Helping Iran and its allies

One of these reasons or problems is the low cost of projecting force. The Houthis are not a conventional military force; they do not even control all of Yemen. However, they have used drones and missiles to control access to vital seas.

The Houthis have been helped to do this by Iran, which has provided the weapons and know-how to manufacture them. But the Red Sea crisis still shows how seemingly small actors can use relatively cheap capabilities to expand their destructive reach.

The second advantage is the strategic synergy between America’s enemies. The Houthis have become more aggressive thanks to guidance from Iran and Hezbollah. Since October 2023, they have allowed most Chinese shipping to pass unharmed. The Houthis have also received encouragement—and apparently direct support—from Russia, which is keen to exact revenge on Washington.

Beijing and Moscow reap geopolitical rewards when America bears the brunt of Middle East conflicts, so both are willing to let this crisis fester, or even make it worse, the author says.

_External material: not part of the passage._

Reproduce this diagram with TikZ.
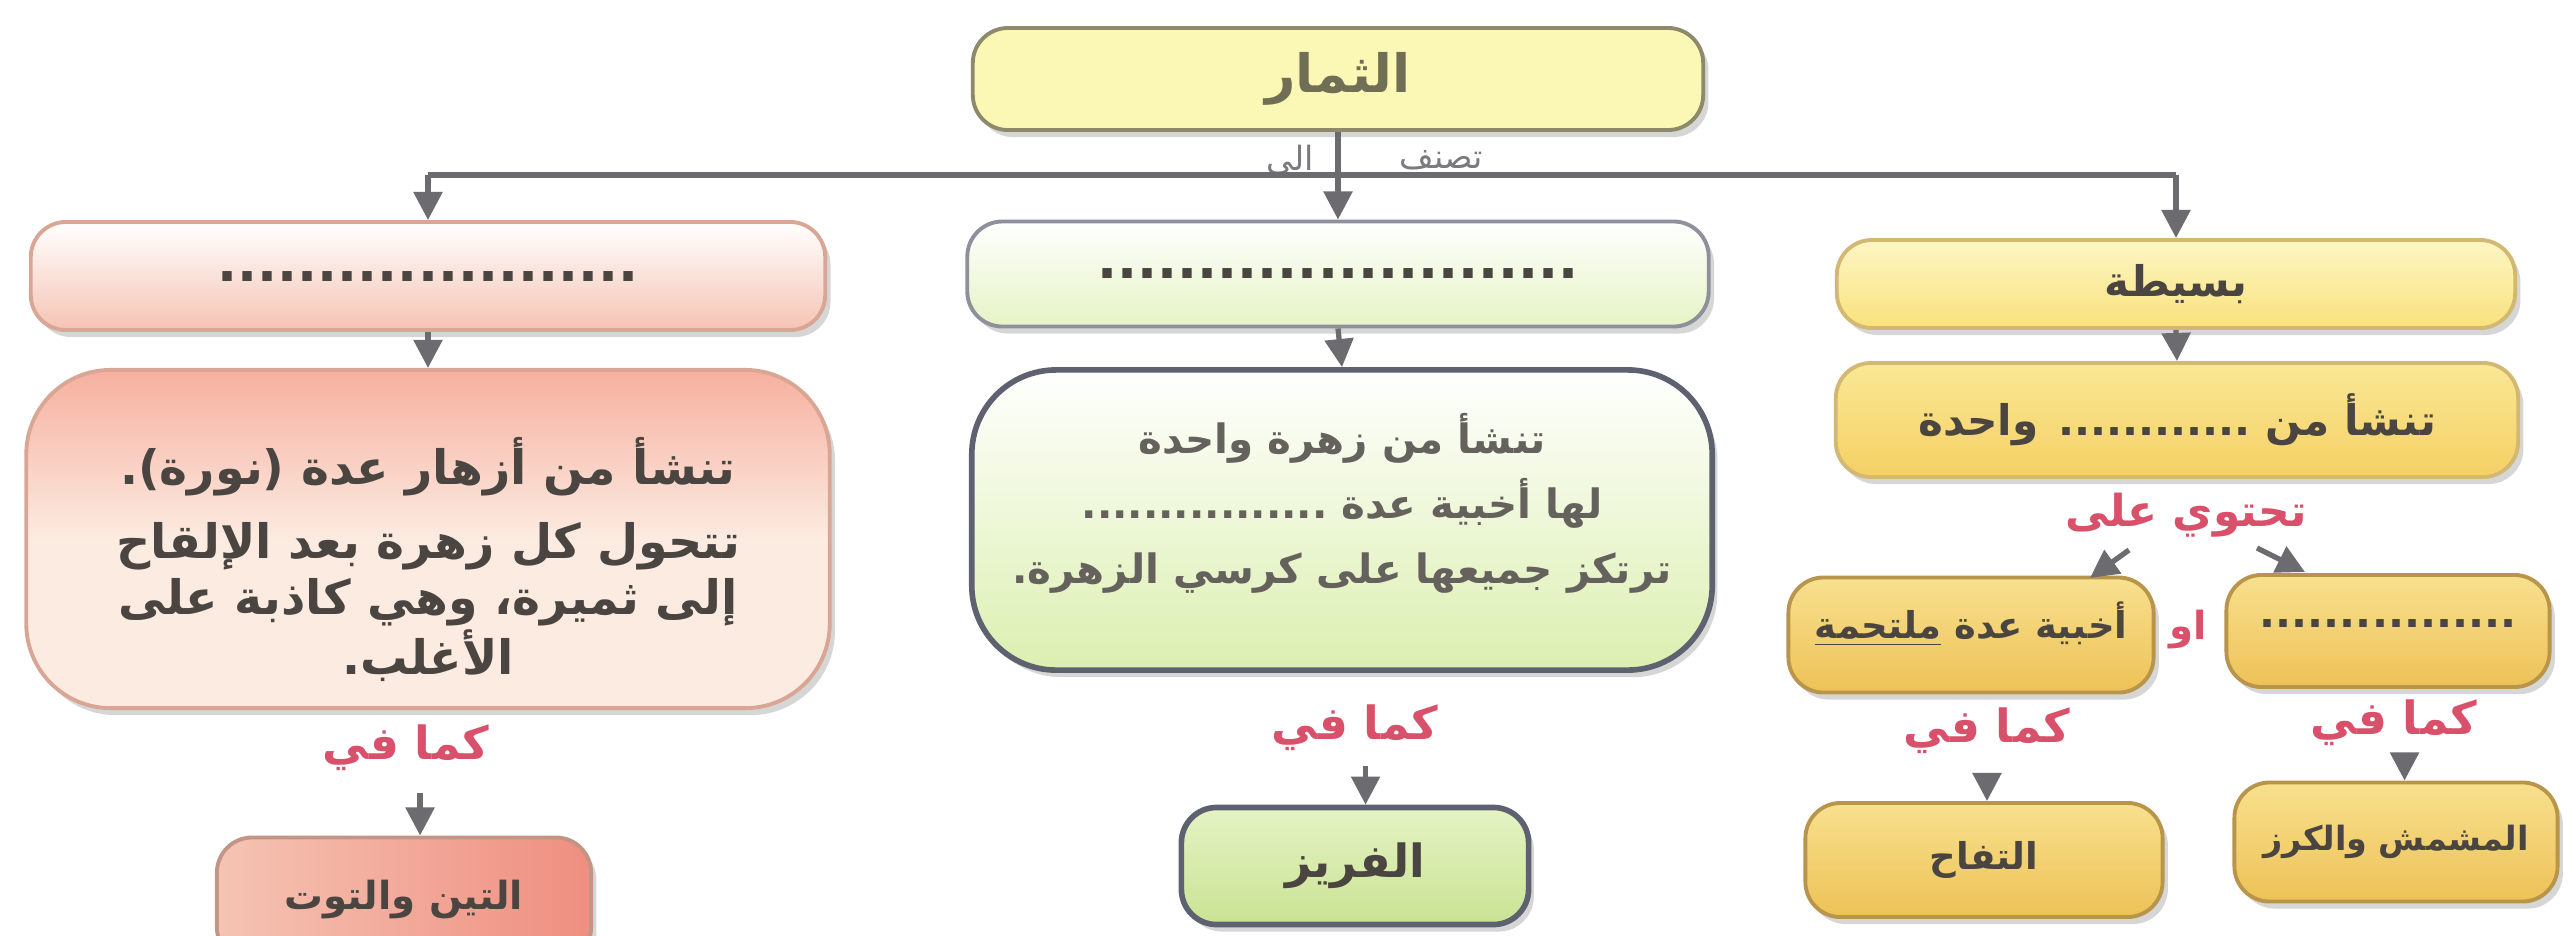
\documentclass[tikz,border=0pt]{standalone}
\usepackage{fontspec}
\setmainfont{DejaVu Sans}
\newfontfamily\arfont[Script=Arabic]{DejaVu Sans}
\TeXXeTstate=1
\usetikzlibrary{arrows.meta,shadows}
\newcommand{\AR}[1]{\beginR #1\endR}
\definecolor{arrgray}{HTML}{6C6C70}
\definecolor{redlab}{HTML}{D9506A}
\definecolor{txtdark}{HTML}{4A4540}
\definecolor{topfill}{HTML}{FBF7B4}
\definecolor{topdraw}{HTML}{8C8A6A}
\definecolor{pinkA}{HTML}{F5C4B4}
\definecolor{pinkB}{HTML}{F6B09F}
\definecolor{pinkC}{HTML}{FCEBE1}
\definecolor{pinkD}{HTML}{EF8E80}
\definecolor{pinkdraw}{HTML}{D9A696}
\definecolor{greenA}{HTML}{E5F3C4}
\definecolor{greenB}{HTML}{DCEFB0}
\definecolor{greenC}{HTML}{C9E393}
\definecolor{bluedraw}{HTML}{5E6170}
\definecolor{yelA}{HTML}{FDF6C4}
\definecolor{yelB}{HTML}{F8E27C}
\definecolor{yelC}{HTML}{F9E896}
\definecolor{yelD}{HTML}{F5D064}
\definecolor{yeldraw}{HTML}{D2B873}
\definecolor{goldA}{HTML}{F8E08E}
\definecolor{goldB}{HTML}{EDC257}
\definecolor{golddraw}{HTML}{B8954A}
\newcommand{\fs}[2]{\arfont\bfseries\fontsize{#1}{#2}\selectfont}
\newcommand{\up}[2]{\raisebox{#1}[\height][\depth]{#2}}
\begin{document}
\begin{tikzpicture}[x=0.01cm,y=-0.01cm,
  box/.style={rounded corners=10pt, line width=1.1pt, align=center, inner sep=0pt,
    font=\fs{12}{16}, text=txtdark,
    drop shadow={shadow xshift=1.5pt, shadow yshift=-2pt, fill=black!45, opacity=0.35}},
  arr/.style={draw=arrgray, line width=1.5pt, -{Triangle[width=8pt,length=8pt]}},
  lab/.style={font=\fs{13}{15}, text=redlab, inner sep=0pt},
  small/.style={font=\arfont\fontsize{9.5}{11}\selectfont, text=arrgray!90, inner sep=0pt}]
\useasboundingbox (0,0) rectangle (2574,935);
\clip (0,0) rectangle (2574,935);
\fill[white] (0,0) rectangle (2574,935);

% top
\node[box, draw=topdraw, fill=topfill, minimum width=7.3cm, minimum height=1.02cm,
  font=\fs{15}{18}, text=topdraw!80!black] (top) at (1338,79) {\AR{الثمار}};

% row 1
\node[box, draw=pinkdraw, top color=white, bottom color=pinkA, minimum width=7.94cm, minimum height=1.08cm, font=\fs{15}{16}] (L1) at (428,276) {.....................};
\node[box, draw=bluedraw!70, top color=white, bottom color=greenA, minimum width=7.41cm, minimum height=1.05cm, font=\fs{15}{16}] (M1) at (1338,274) {........................};
\node[box, draw=yeldraw, top color=yelA, bottom color=yelB, minimum width=6.78cm, minimum height=0.88cm] (R1) at (2176,284) {\AR{بسيطة}};

% row 2
\node[box, rounded corners=24pt, draw=pinkdraw, top color=pinkB, bottom color=pinkC, middle color=pinkC, minimum width=8.03cm, minimum height=3.38cm,
  font=\fs{13.5}{16}] (L2) at (428,539)
  {\mbox{}\\[9pt]\AR{تنشأ من أزهار عدة (نورة).}\\[5pt]\AR{تتحول كل زهرة بعد الإلقاح}\\\AR{إلى ثميرة، وهي كاذبة على}\\\AR{الأغلب.}};
\node[box, rounded corners=24pt, draw=bluedraw, line width=1.6pt, top color=white, bottom color=greenB, minimum width=7.4cm, minimum height=3.0cm,
  font=\fs{11.5}{18.5}, text=txtdark!85] (M2) at (1342,520)
  {\AR{تنشأ من زهرة واحدة}\\\AR{لها أخبية عدة ................}\\\AR{ترتكز جميعها على كرسي الزهرة.}\\[-6pt]};
\node[box, draw=yeldraw, top color=yelC, bottom color=yelD, minimum width=6.82cm, minimum height=1.14cm] (R2) at (2177,420) {\AR{تنشأ من ............ واحدة}};

% row 3 (right)
\node[box, draw=golddraw, top color=goldA, bottom color=goldB, minimum width=3.65cm, minimum height=1.15cm,
  font=\fs{10.5}{13}] (R3a) at (1971,635) {\up{3pt}{\AR{أخبية عدة \underline{ملتحمة}}}};
\node[box, draw=golddraw, top color=goldA, bottom color=goldB, minimum width=3.23cm, minimum height=1.12cm,
  font=\fs{12}{13}] (R3b) at (2388,631) {\up{2pt}{................}};

% bottom row
\node[box, draw=pinkdraw!90!black, left color=pinkA, right color=pinkD, minimum width=3.74cm, minimum height=1.25cm,
  font=\fs{11}{14}] (L3) at (404,900) {\AR{التين والتوت}};
\node[box, draw=bluedraw, line width=1.6pt, top color=greenA, bottom color=greenC, minimum width=3.47cm, minimum height=1.17cm,
  font=\fs{13}{16}] (M3) at (1355,866) {\AR{الفريز}};
\node[box, draw=golddraw, top color=goldA, bottom color=goldB, minimum width=3.57cm, minimum height=1.14cm,
  font=\fs{10.5}{14}] (R4a) at (1984,860) {\AR{التفاح}};
\node[box, draw=golddraw, top color=goldA, bottom color=goldB, minimum width=3.23cm, minimum height=1.19cm,
  font=\fs{9.5}{14}] (R4b) at (2396,842) {\AR{المشمش والكرز}};

% labels
\node[small] (tas) at (1441,160) {\AR{تصنف}};
\node[small] (ila) at (1290,160) {\AR{الى}};
\node[lab, font=\fs{12.5}{15}] (contains) at (2186,515) {\AR{تحتوي على}};
\node[lab, font=\fs{11}{13}] (aw) at (2188,630) {\AR{او}};
\node[lab] (kL) at (406,748) {\AR{كما في}};
\node[lab] (kM) at (1355,728) {\AR{كما في}};
\node[lab] (kRa) at (1987,731) {\AR{كما في}};
\node[lab] (kRb) at (2394,723) {\AR{كما في}};

% connectors
\coordinate (hl) at (428,175);
\coordinate (hr) at (2176,175);
\draw[arr] (top.south -| M1.north) -- (M1.north);
\draw[draw=arrgray, line width=1.5pt] (hl) -- (hr);
\draw[arr] (hl) -- (L1.north);
\draw[arr] (hr) -- (R1.north);
\draw[arr] (L1.south) -- (L2.north);
\draw[arr] (M1.south) -- (M2.north);
\draw[arr] (R1.south) -- (R2.north);
\coordinate (d1s) at (2129,550);
\coordinate (d1e) at (2090,578);
\coordinate (d2s) at (2257,548);
\coordinate (d2e) at (2305,572);
\draw[arr] (d1s) -- (d1e);
\draw[arr] (d2s) -- (d2e);
\draw[arr] ([xshift=4pt,yshift=-6pt]kL.south) -- ([xshift=4pt]kL.south |- L3.north);
\draw[arr] ([xshift=3pt,yshift=-4pt]kM.south) -- ([xshift=3pt]kM.south |- M3.north);
\draw[arr] ([yshift=-6pt]kRa.south) -- (kRa.south |- R4a.north);
\draw[arr] ([xshift=3pt,yshift=-5pt]kRb.south) -- ([xshift=3pt]kRb.south |- R4b.north);
\end{tikzpicture}
\end{document}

A third factor that is further inflaming matters is America’s aversion to escalation, which is rooted in military overreach. A global superpower has been reduced to an inconclusive war with a group of Yemeni extremists, and it is evasive to claim that this very extremism makes the Houthis “undeterrible.”

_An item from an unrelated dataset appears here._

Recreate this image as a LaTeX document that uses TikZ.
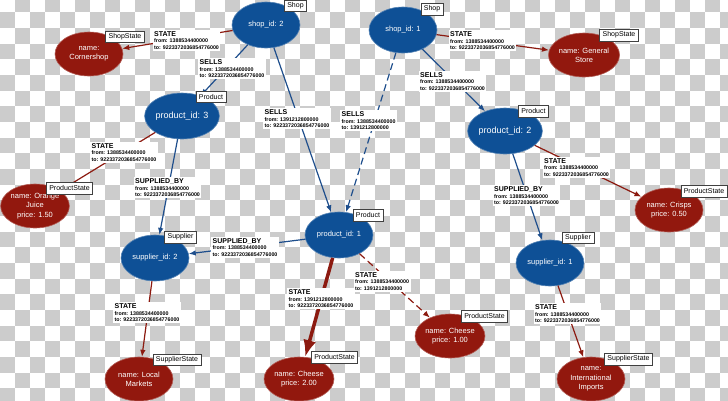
\documentclass[tikz,border=0pt]{standalone}
\usepackage{fontspec}
\setmainfont{Liberation Sans}
\usetikzlibrary{shapes.geometric,arrows.meta}
\definecolor{nodeblue}{RGB}{14,80,150}
\definecolor{nodered}{RGB}{146,24,14}
\definecolor{lineblue}{RGB}{30,78,140}
\definecolor{linered}{RGB}{140,26,16}
\definecolor{checkgrey}{RGB}{204,204,204}
\newcommand{\relstate}[3]{{\fontsize{7}{7}\selectfont #1}\\from: #2\\to: #3}

\begin{document}
\begin{tikzpicture}[x=1pt,y=-1pt,
  idnode/.style={ellipse,fill=nodeblue,draw=nodeblue!70!white,line width=0.6pt,text=white,minimum width=68pt,minimum height=46pt,inner sep=0pt,font=\fontsize{7.5}{9.3}\selectfont,align=center},
  bignode/.style={idnode,font=\fontsize{9}{10}\selectfont},
  statenode/.style={idnode,fill=nodered,draw=nodered!70!white,minimum height=44pt},
  typebox/.style={draw=black!75,fill=white,line width=0.5pt,inner xsep=3pt,inner ysep=0pt,minimum height=11.5pt,font=\fontsize{7}{8}\selectfont},
  rel/.style={fill=white,inner xsep=1.5pt,inner ysep=1.5pt,anchor=north west,align=left,font=\fontsize{5.3}{6.6}\selectfont\bfseries},
  relline/.style={color=lineblue,line width=1.2pt,-{Latex[length=7pt,width=5.5pt]}},
  stateline/.style={color=linered,line width=1.2pt,-{Latex[length=7pt,width=5.5pt]}},
  gone/.style={dash pattern=on 7pt off 4pt}]
  \useasboundingbox (0,0) rectangle (728,400);
  \begin{scope}
    \clip (0,0) rectangle (728,400);
    \foreach \j in {0,...,25}
      \foreach \i in {0,...,48}{
        \pgfmathtruncatemacro\odd{mod(\i+\j,2)}
        \ifnum\odd=1 \fill[checkgrey] (\i*15,\j*15.67-3.37) rectangle ++(15,15.67); \fi
      }
  \end{scope}

  \node[idnode] (shoptwo) at (266,25) {shop\_id: 2};
  \node[idnode] (shopone) at (403,30) {shop\_id: 1};
  \node[bignode] (prodthree) at (182,116) {product\_id: 3};
  \node[bignode] (prodtwo) at (505,131) {product\_id: 2};
  \node[idnode] (prodone) at (339,235) {product\_id: 1};
  \node[idnode] (suptwo) at (155,258) {supplier\_id: 2};
  \node[idnode] (supone) at (550,263) {supplier\_id: 1};
  \node[statenode] (corner) at (89,54) {name:\\Cornershop};
  \node[statenode] (general) at (584,55) {name: General\\Store};
  \node[statenode] (juice) at (35,206) {name: Orange\\Juice\\price: 1.50};
  \node[statenode] (crisps) at (669,210) {name: Crisps\\price: 0.50};
  \node[statenode] (local) at (139,379) {name: Local\\Markets};
  \node[statenode] (cheesetwo) at (299,379) {name: Cheese\\price: 2.00};
  \node[statenode] (cheeseone) at (450,336) {name: Cheese\\price: 1.00};
  \node[statenode] (intl) at (591,379) {name:\\International\\Imports};

  \draw[stateline] (shoptwo) -- (corner);
  \draw[relline] (shoptwo) -- (prodthree);
  \draw[relline] (shoptwo) -- (prodone);
  \draw[relline,gone] (shopone) -- (prodone);
  \draw[stateline] (shopone) -- (general);
  \draw[relline] (shopone) -- (prodtwo);
  \draw[stateline] (prodthree) -- (juice);
  \draw[relline] (prodthree) -- (suptwo);
  \draw[relline] (prodone) -- (suptwo);
  \draw[stateline] (prodtwo) -- (crisps);
  \draw[relline] (prodtwo) -- (supone);
  \draw[stateline] (suptwo) -- (local);
  \draw[stateline,line width=3.5pt,-{Latex[length=17pt,width=13pt,color=linered]}] (prodone) -- (cheesetwo);
  \draw[stateline,gone] (prodone) -- (cheeseone);
  \draw[stateline] (supone) -- (intl);

  \node[typebox] (shoptwotype) at (295.5,5.5) {Shop};
  \node[typebox] (shoponetype) at (432,9) {Shop};
  \node[typebox] (cornertype) at (125,36.5) {ShopState};
  \node[typebox] (generaltype) at (619,35) {ShopState};
  \node[typebox] (prodthreetype) at (211,96.5) {Product};
  \node[typebox] (prodtwotype) at (533.5,111) {Product};
  \node[typebox] (prodonetype) at (368,215) {Product};
  \node[typebox] (juicetype) at (69.5,188) {ProductState};
  \node[typebox] (suptwotype) at (180.5,237) {Supplier};
  \node[typebox] (suponetype) at (578,237.5) {Supplier};
  \node[typebox] (crispstype) at (704,191) {ProductState};
  \node[typebox] (localtype) at (177,359.5) {SupplierState};
  \node[typebox] (cheesetwotype) at (334.5,357) {ProductState};
  \node[typebox] (cheeseonetype) at (484.5,316) {ProductState};
  \node[typebox] (intltype) at (628.5,359) {SupplierState};

  \node[rel] (lcorner) at (152.5,29.5) {\relstate{STATE}{1388534400000}{9223372036854776000}};
  \node[rel] (lprodthree) at (198,58) {\relstate{SELLS}{1388534400000}{9223372036854776000}};
  \node[rel] (lprodone) at (263,108) {\relstate{SELLS}{1391212800000}{9223372036854776000}};
  \node[rel] (lgone) at (340,110) {\relstate{SELLS}{1388534400000}{1391212800000}};
  \node[rel] (lgeneral) at (448.5,30) {\relstate{STATE}{1388534400000}{9223372036854776000}};
  \node[rel] (lprodtwo) at (418.5,70.5) {\relstate{SELLS}{1388534400000}{9223372036854776000}};
  \node[rel] (ljuice) at (90,141.5) {\relstate{STATE}{1388534400000}{9223372036854776000}};
  \node[rel] (lsupthree) at (133.5,177) {\relstate{SUPPLIED\_BY}{1388534400000}{9223372036854776000}};
  \node[rel] (lsupone) at (211,236.5) {\relstate{SUPPLIED\_BY}{1388534400000}{9223372036854776000}};
  \node[rel] (lcrisps) at (542.5,156.5) {\relstate{STATE}{1388534400000}{9223372036854776000}};
  \node[rel] (lsuptwo) at (492.5,185) {\relstate{SUPPLIED\_BY}{1388534400000}{9223372036854776000}};
  \node[rel] (llocal) at (113,302) {\relstate{STATE}{1388534400000}{9223372036854776000}};
  \node[rel] (lcheesetwo) at (287,288) {\relstate{STATE}{1391212800000}{9223372036854776000}};
  \node[rel] (lcheeseone) at (353.5,270.5) {\relstate{STATE}{1388534400000}{1391212800000}};
  \node[rel] (lintl) at (533.5,303) {\relstate{STATE}{1388534400000}{9223372036854776000}};
\end{tikzpicture}
\end{document}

The fundamental problem here is that Washington has hesitated to take stronger measures—such as sinking an Iranian intelligence ship supporting the Houthis, or targeting the infrastructure that supports their rule inside Yemen—for fear of inflaming a tense regional situation.

This approach has limited the risk of escalation in the near term, but it has allowed Tehran and the Houthis to keep the confrontation at their preferred temperature. It also reflects the underlying fatigue of the U.S. military, which lacks enough cruise missiles, laser-guided bombs, attack aircraft, and warships to continue the campaign more aggressively without compromising its readiness for conflicts elsewhere.

Houthis and Freedom of the Seas

Thus, there is a fourth characteristic: what the author describes as the “rottenness of norms” that the international community has taken for granted. In fact, the global commercial damage caused by the Houthis has been limited, thanks to the resilience of the shipping networks that support the global economy.

But the precedent is horrific: the Houthis have upended freedom of the seas in a crucial region and paid a very modest price.

Russia’s war in Ukraine simultaneously reaffirms another fundamental principle, the rule against forced invasion, as rogue actors challenge the global rules that underpin the relative prosperity, security, and stability of our post-1945 world.

A dramatic course correction by the United States may not be imminent. President Joe Biden is still pursuing a ceasefire between Israel and Hamas, which would at least deny the Houthis and other Iranian proxies an excuse for violence, even if no one is really sure that it will end the Red Sea shipping attacks. He hopes to make it through the presidential election without further trouble with Tehran.

But this blundering approach may not last long. Whoever assumes the presidency in 2025 will have to confront the fact that America is losing the Red Sea conflict, with all the potentially sinister global consequences that could entail.